Mudanças na legislação do país para reconhecer a educação domiciliar já foram propostas diversas vezes. A pauta era uma das prioridades da gestão do ex-presidente Jair Bolsonaro, que chegou a protocolar um projeto de lei durante seu mandato, mas o texto não foi aprovado pelo Congresso. Atualmente, o Projeto de Lei (PL) 713/2019, de autoria do deputado Léo Portela (PL), que visa regulamentar a educação domiciliar em Minas Gerais, está parado na ALMG. O projeto permite que pais ou tutores sejam responsáveis pelo ensino de seus filhos, com supervisão e avaliação periódica pelos órgãos de educação. As crianças educadas dessa forma devem ser avaliadas por provas institucionais, e a fiscalização seria realizada pelo Conselho Tutelar e pelas Secretarias de Educação. O texto aguarda, desde setembro do ano passado, o parecer da Comissão de Educação, Ciência e Tecnologia.
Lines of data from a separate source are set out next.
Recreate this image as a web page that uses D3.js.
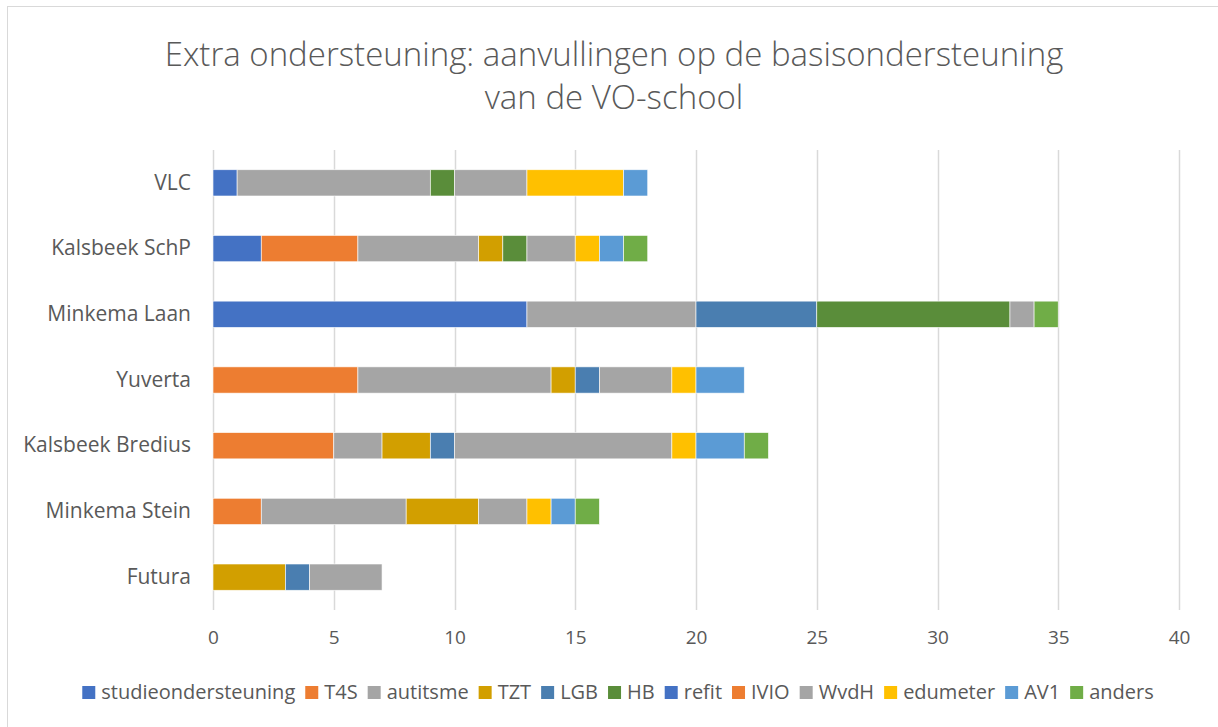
<!DOCTYPE html>
<html>
<head>
<meta charset="utf-8">
<script src="https://cdn.jsdelivr.net/npm/d3@7"></script>
<style>
  html, body { margin: 0; padding: 0; background: #fff; }
  svg text { font-family: "Open Sans", Lato, sans-serif; fill: #595959; }
</style>
</head>
<body>
<div id="chart"></div>
<script>
// stacked horizontal bar chart, Excel style
const schools = ["VLC", "Kalsbeek SchP", "Minkema Laan", "Yuverta", "Kalsbeek Bredius", "Minkema Stein", "Futura"];
const seriesNames = ["studieondersteuning", "T4S", "autitsme", "TZT", "LGB", "HB", "refit", "IVIO", "WvdH", "edumeter", "AV1", "anders"];
const seriesColors = ["#4472C4", "#ED7D31", "#A5A5A5", "#D29F00", "#4A7EB0", "#5A8D3A", "#4472C4", "#ED7D31", "#A5A5A5", "#FFC000", "#5B9BD5", "#70AD47"];

const studieondersteuning = [1, 2, 13, 0, 0, 0, 0];
const T4S      = [0, 4, 0, 6, 5, 2, 0];
const autitsme = [8, 5, 7, 8, 2, 6, 0];
const TZT      = [0, 1, 0, 1, 2, 3, 3];
const LGB      = [0, 0, 5, 1, 1, 0, 1];
const HB       = [1, 1, 8, 0, 0, 0, 0];
const refit    = [0, 0, 0, 0, 0, 0, 0];
const IVIO     = [0, 0, 0, 0, 0, 0, 0];
const WvdH     = [3, 2, 1, 3, 9, 2, 3];
const edumeter = [4, 1, 0, 1, 1, 1, 0];
const AV1      = [1, 1, 0, 2, 2, 1, 0];
const anders   = [0, 1, 1, 0, 1, 1, 0];
const seriesValues = [studieondersteuning, T4S, autitsme, TZT, LGB, HB, refit, IVIO, WvdH, edumeter, AV1, anders];

const xTicks = [0, 5, 10, 15, 20, 25, 30, 35, 40];
const titleLines = ["Extra ondersteuning: aanvullingen op de basisondersteuning", "van de VO-school"];

const W = 1218, H = 727;
const svg = d3.select("#chart").append("svg").attr("width", W).attr("height", H);

// chart frame (runs off the right and bottom edge)
svg.append("rect")
    .attr("x", 7.5).attr("y", 6.5)
    .attr("width", 1230).attr("height", 740)
    .attr("fill", "#fff")
    .attr("stroke", "#D9D9D9")
    .attr("stroke-width", 1);

// title
svg.append("g").selectAll("text")
    .data(titleLines)
    .enter().append("text")
    .attr("x", 614)
    .attr("y", (d, i) => 66 + i * 43)
    .attr("text-anchor", "middle")
    .style("font-size", "33px")
    .style("font-weight", 300)
    .text(d => d);

const plot = { left: 213, right: 1179, top: 150, bottom: 610 };

const x = d3.scaleLinear().domain([0, 40]).range([plot.left, plot.right]);
const y = d3.scaleBand().domain(schools).range([plot.top, plot.bottom]).paddingInner(0.6).paddingOuter(0.3);

// gridlines
svg.append("g").selectAll("line")
    .data(xTicks)
    .enter().append("line")
    .attr("x1", d => Math.round(x(d)) + 0.5)
    .attr("x2", d => Math.round(x(d)) + 0.5)
    .attr("y1", plot.top)
    .attr("y2", plot.bottom)
    .attr("stroke", "#D9D9D9")
    .attr("stroke-width", 1.5);

// stacked data
const rows = schools.map((s, i) => {
    const r = { school: s };
    seriesNames.forEach((n, k) => { r[n] = seriesValues[k][i]; });
    return r;
});
const stacked = d3.stack().keys(seriesNames)(rows);

svg.append("g").selectAll("g")
    .data(stacked)
    .enter().append("g")
    .attr("fill", (d, i) => seriesColors[i])
    .selectAll("rect")
    .data(d => d.filter(p => p[1] - p[0] > 0))
    .enter().append("rect")
    .attr("x", d => x(d[0]))
    .attr("y", d => y(d.data.school))
    .attr("width", d => x(d[1]) - x(d[0]))
    .attr("height", y.bandwidth())
    .attr("stroke", "#fff")
    .attr("stroke-width", 0.75)
    .attr("stroke-opacity", 0.8);

// x tick labels
const xAxis = svg.append("g")
    .attr("transform", `translate(0,${plot.bottom + 9})`)
    .call(d3.axisBottom(x).tickValues(xTicks).tickSize(0).tickPadding(12));
xAxis.select(".domain").remove();
xAxis.selectAll("text").style("font-size", "19px").attr("fill", "#595959");

// category labels
const yAxis = svg.append("g")
    .attr("transform", `translate(${plot.left - 22},0)`)
    .call(d3.axisLeft(y).tickSize(0).tickPadding(0));
yAxis.select(".domain").remove();
yAxis.selectAll("text").style("font-size", "21px").attr("fill", "#595959");

// legend
const legend = svg.append("g").attr("transform", "translate(0,692)");
const items = legend.selectAll("g")
    .data(seriesNames)
    .enter().append("g");
items.append("rect")
    .attr("y", -6)
    .attr("width", 13).attr("height", 13)
    .attr("fill", (d, i) => seriesColors[i]);
items.append("text")
    .attr("x", 19)
    .attr("dy", "0.35em")
    .style("font-size", "20px")
    .text(d => d);

const widths = [];
items.each(function () {
    widths.push(this.querySelector("text").getComputedTextLength() + 19);
});
const gap = 10;
const total = d3.sum(widths) + gap * (widths.length - 1);
let cursor = 618 - total / 2;
items.attr("transform", (d, i) => {
    const t = `translate(${cursor},0)`;
    cursor += widths[i] + gap;
    return t;
});
</script>
</body>
</html>
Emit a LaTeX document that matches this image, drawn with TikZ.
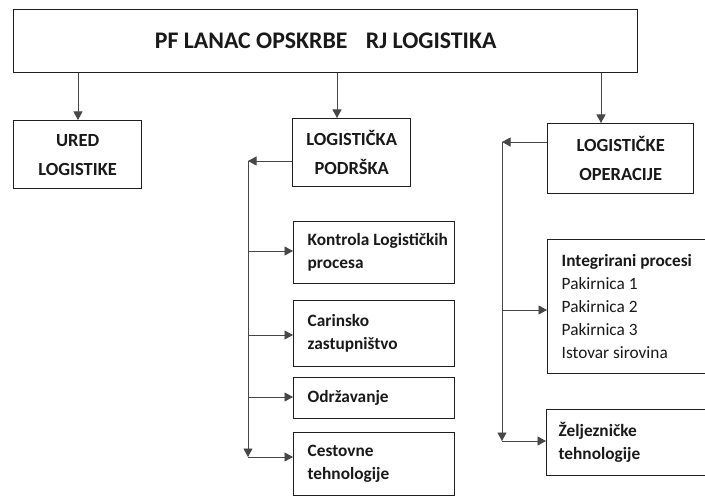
\documentclass[tikz,border=0pt]{standalone}
\usepackage{fontspec}
\setmainfont{Carlito}
\usetikzlibrary{arrows.meta}
\newcommand{\lpad}{\hspace*{14pt}}
\tikzset{
  frame/.style={draw=black!88, line width=1.4pt, inner sep=0pt, text=black!90},
  hbox/.style={frame, anchor=north west, align=center, font=\bfseries\fontsize{18.5}{29}\selectfont},
  cbox/.style={frame, anchor=north west, align=flush left, font=\fontsize{17.3}{23}\selectfont},
  conn/.style={draw=black!72, line width=0.9pt},
  arr/.style={conn, -{Triangle[length=8.5pt,width=9pt]}}
}
\begin{document}
\begin{tikzpicture}[x=1pt,y=-1pt]
\useasboundingbox (0,0) rectangle (705,497);
\clip (0,0) rectangle (705,497);
\fill[white] (0,0) rectangle (705,497);

% boxes
\node[hbox, minimum width=624pt, minimum height=63pt, font=\bfseries\fontsize{23.8}{28}\selectfont] (top) at (13,9) {PF LANAC OPSKRBE\hspace{13pt} RJ LOGISTIKA};
\node[hbox, minimum width=128pt, minimum height=68pt] (ured) at (13,120) {URED\\LOGISTIKE};
\node[hbox, minimum width=118pt, minimum height=68pt] (podr) at (292,118) {LOGISTIČKA\\PODRŠKA};
\node[hbox, minimum width=146pt, minimum height=70pt] (oper) at (547,123) {LOGISTIČKE\\OPERACIJE};

\node[cbox, text width=161pt, minimum height=62pt] (kontrola) at (293,221) {\lpad\textbf{Kontrola Logističkih}\\\lpad\textbf{procesa}};
\node[cbox, text width=161pt, minimum height=66pt] (carinsko) at (293,300) {\lpad\textbf{Carinsko}\\\lpad\textbf{zastupništvo}};
\node[cbox, text width=161pt, minimum height=41pt] (odrz) at (293,377) {\lpad\textbf{Održavanje}};
\node[cbox, text width=161pt, minimum height=63pt] (cestovne) at (293,432) {\lpad\textbf{Cestovne}\\\lpad\textbf{tehnologije}};

\node[cbox, text width=165pt, minimum height=134pt] (integr) at (547,239) {\lpad\textbf{Integrirani procesi}\\\lpad Pakirnica 1\\\lpad Pakirnica 2\\\lpad Pakirnica 3\\\lpad Istovar sirovina};
\node[cbox, text width=165pt, minimum height=66pt] (zelj) at (546,409) {\hspace*{12pt}\textbf{Željezničke}\\\hspace*{12pt}\textbf{tehnologije}};

% top-level connectors
\coordinate (a1) at (78,0);
\coordinate (a2) at (337,0);
\coordinate (a3) at (601,0);
\draw[arr] (top.south -| a1) -- (ured.north -| a1);
\draw[arr] (top.south -| a2) -- (podr.north -| a2);
\draw[arr] (top.south -| a3) -- (oper.north -| a3);

% middle branch
\coordinate (ml) at (248,161);
\coordinate (mb) at (248,457);
\coordinate (m1) at (248,251);
\coordinate (m2) at (248,335);
\coordinate (m3) at (248,397);
\draw[arr] (podr.west |- ml) -- (ml);
\draw[arr] (ml) -- (mb);
\draw[arr] (m1) -- (m1 -| kontrola.west);
\draw[arr] (m2) -- (m2 -| carinsko.west);
\draw[arr] (m3) -- (m3 -| odrz.west);
\draw[arr] (mb) -- (mb -| cestovne.west);

% right branch
\coordinate (rl) at (502,142);
\coordinate (rb) at (502,441);
\coordinate (r1) at (502,310);
\draw[arr] (oper.west |- rl) -- (rl);
\draw[arr] (rl) -- (rb);
\draw[arr] (r1) -- (r1 -| integr.west);
\draw[arr] (rb) -- (rb -| zelj.west);
\end{tikzpicture}
\end{document}
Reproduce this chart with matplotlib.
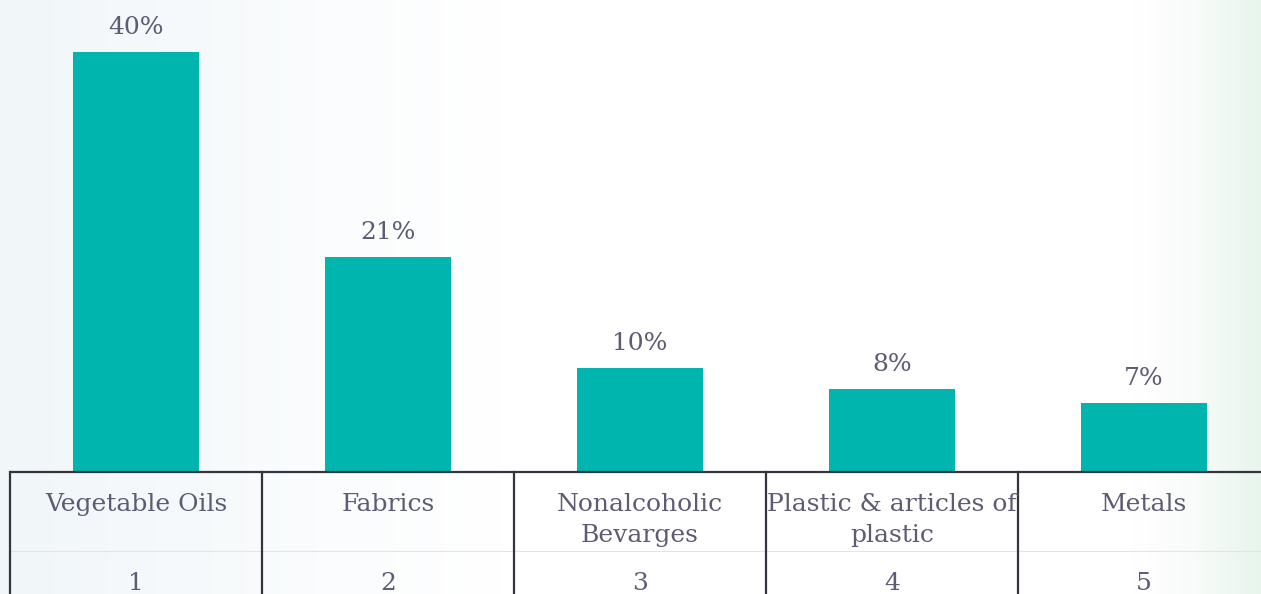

No Congresso Nacional há também um texto em tramitação, o PL 1338/2022, já aprovado pela Câmara dos Deputados e agora em apreciação no Senado. Durante o governo Bolsonaro, deputados federais conservadores instalaram a Frente Parlamentar em Defesa do Homeschooling, mas, até o momento, ela ainda não foi oficializada nesta legislatura. De acordo com o texto aprovado, para usufruir da educação domiciliar, o estudante deve estar matriculado em uma instituição de ensino, que irá acompanhar seu progresso. Pelo menos um dos pais ou responsáveis deve ter escolaridade de nível superior ou em curso de educação profissional tecnológica reconhecido, com a comprovação apresentada no momento da matrícula, junto às certidões criminais da Justiça federal e estadual ou distrital de ambos os pais ou responsáveis.